Riscoprire la storia di Varese per creare la città di domani. Perché la vera forza di Varese sta nella sua policentricità, nei rioni e nelle castellanze che rappresentato la base sulla quale è nato il capoluogo di provincia. E che, per quanto bistrattati dalle politiche degli ultimi decenni, rappresentano ancora la vera anima di Varese.
E anche la condizione necessaria per far ripartire la città: come si può redigere un Piano di governo del territorio senza conoscere in maniera approfondita la storia dell’evoluzione di Varese? Come riqualificare piazza Repubblica?
Secondo molti, infatti, il grave errore fatto oltre vent’anni fa in piazza Repubblica è stato quello di creare un’area pedonale, adatta ad un centro storico vero e proprio, in una parte che di fatto, nei secoli, non è mai stata centrale nella Varese storiche.
Queste considerazioni, fatte da chi scrive, per introdurre l’iniziativa dell’associazione “Amici per Varese”, presieduta da Andrea Badoglio e che vede come segretario Giuseppe Terziroli, ovvero una serie di convegni sulla storia della città, con relatore il professor Renzo Talamona. Quest’ultimo è oggi il più profondo conoscitore della storia varesina.

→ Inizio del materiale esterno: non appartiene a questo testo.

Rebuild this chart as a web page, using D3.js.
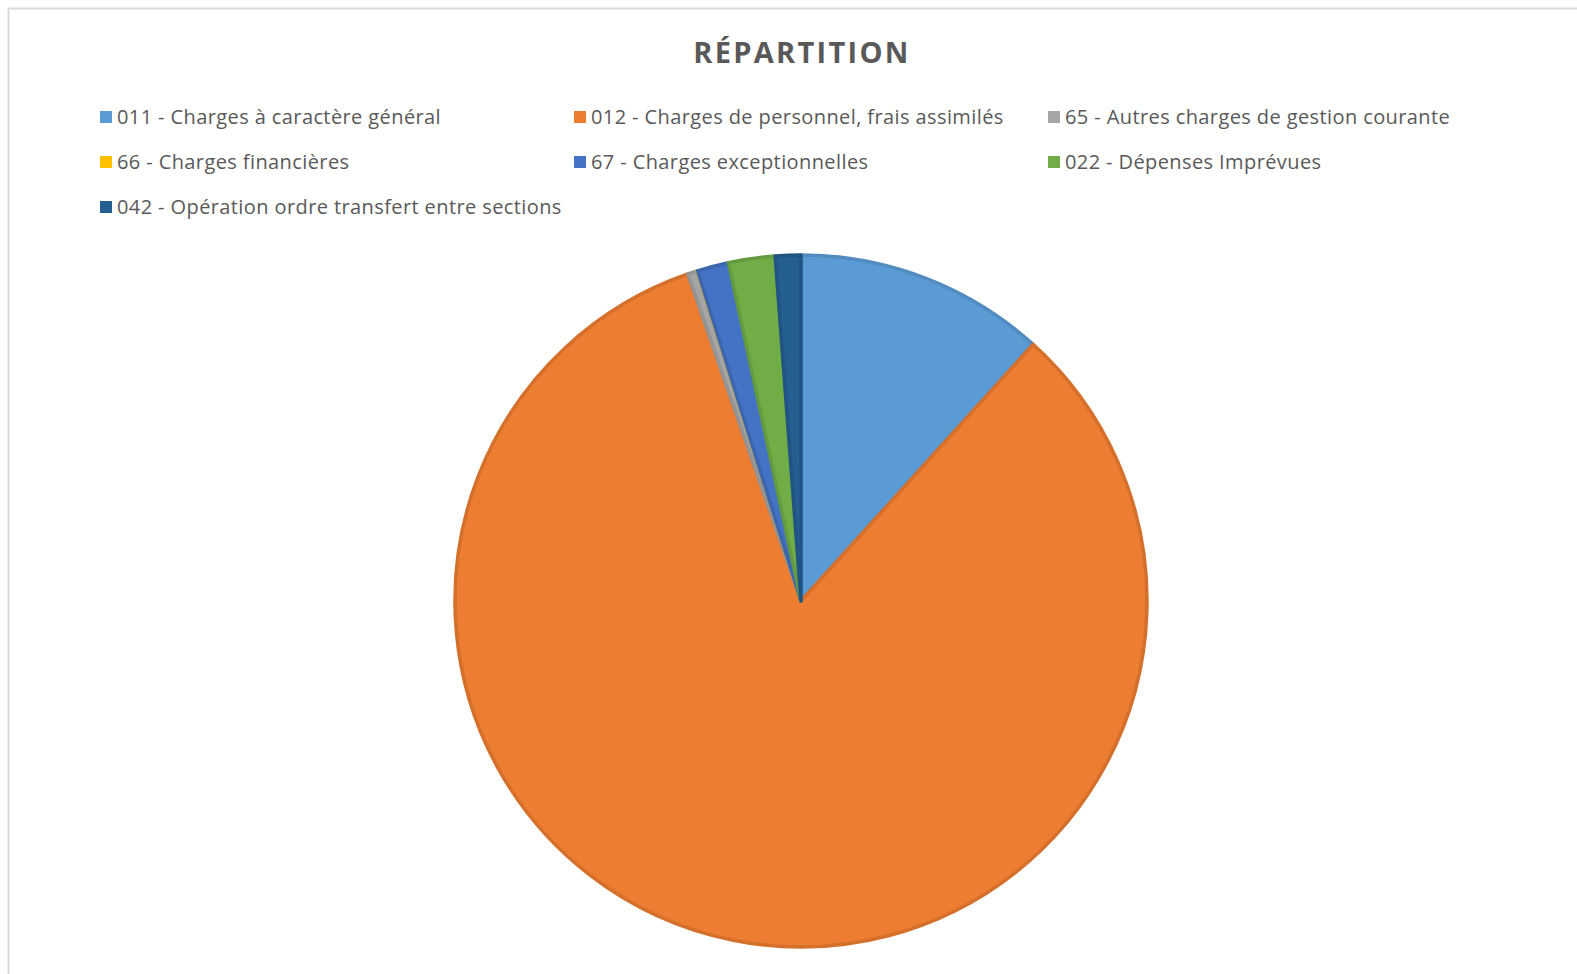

E ieri ha tenuto la prima della serie di conferenze storiche. “Varese a ritroso nel tempo dal 1400 ad oggi” il titolo di questo primo convegno, che ha ripercorso la storia della città in generale.
“L’obiettivo tuttavia è tenere conferenze in ogni rione, approfondendo la storia di ognuna di queste realtà” spiega Badoglio.
“Questo progetto è nato circa un anno fa – dice Terziroli – su Facebook, attraverso post di approfondimento storico che hanno richiamato una larghissima attenzione. Addirittura di varesini che oggi vivono all’estero, ad esempio in America Latina e ci seguono grazie al social network”.
Il professor Talamona ha evidenziato il problema che ha creato nei decenni uno scollamento tra la cittadinanza e la conoscenza della storia del proprio territorio.
“Purtroppo Varese manca di una borghesia intellettuale in grado di conservare la memoria storica e la cultura del territorio – sottolinea Talamona – è il risultato è stato il venir meno di un’appartenenza intermedia, ovvero il senso di appartenenza alla città e alla sua storia. I libri di storia che parlano di Varese lo fanno quasi sempre in chiave nazionale, Varese nella Resistenza o legata ad altri grandi eventi. Ma si parla pochissimo della storia vera e propria della città in sé”.
Così spesso si parla di rioni e castellanze senza conoscerne le differenze fino in fondo.
Varese infatti, come è oggi, nasce nel 1927 dall’unione di diverse realtà. I rioni sono gli ex Comuni indipendenti, inglobati nel nascente capoluogo, come Bizzozero, Bobbiate, Capolago, Induno Olona (che però tornò Comune autonomo con un referendum dopo la guerra), Lissago, Masnago, Sant’Ambrogio, Santa Maria del Monte e Velate.
Le castellanze invece le realtà dipendenti da Varese, che secoli fa aveva la dicitura “Varese e le unite Castellanze”. Sono Casbeno, Biumo Superiore, Biumo Inferiore, Bosto e Giubiano. Cartabbia dipendeva da Bosto. Quest’ultima era la più estesa. Tanto che il quartiere delle Bustecche prende il proprio nome da Busteca, termine che deriva da Bosto.
Le castellanze dipendevano da Varese dal punto di vista religioso, giudiziario ed economico.
E il nome deriva dal fatto che la loro vita ruotava attorno al Castellaccio, struttura che si trovava nell’attuale piazza Motta, probabilmente a desta della chiesa di Sant’Antonio, dove oggi arriva il parco di Villa Mirabello, che venne realizzato successivamente.
Quell’area, ricorda Talamona, era il mercato degli animali di Varese.
“I rioni sono oggi abbandonati – spiegano Badoglio e Terziroli – e la fine del decentramento amministrativo, con la chiusura delle circoscrizioni, ha dato un altro duro colpo. Ma c’è la possibilità di rilanciare Varese, proprio partendo dalla valorizzazione delle sue realtà locali. Si tratta di un policentrismo attivo, del quale il Comune si deve fare portatore”.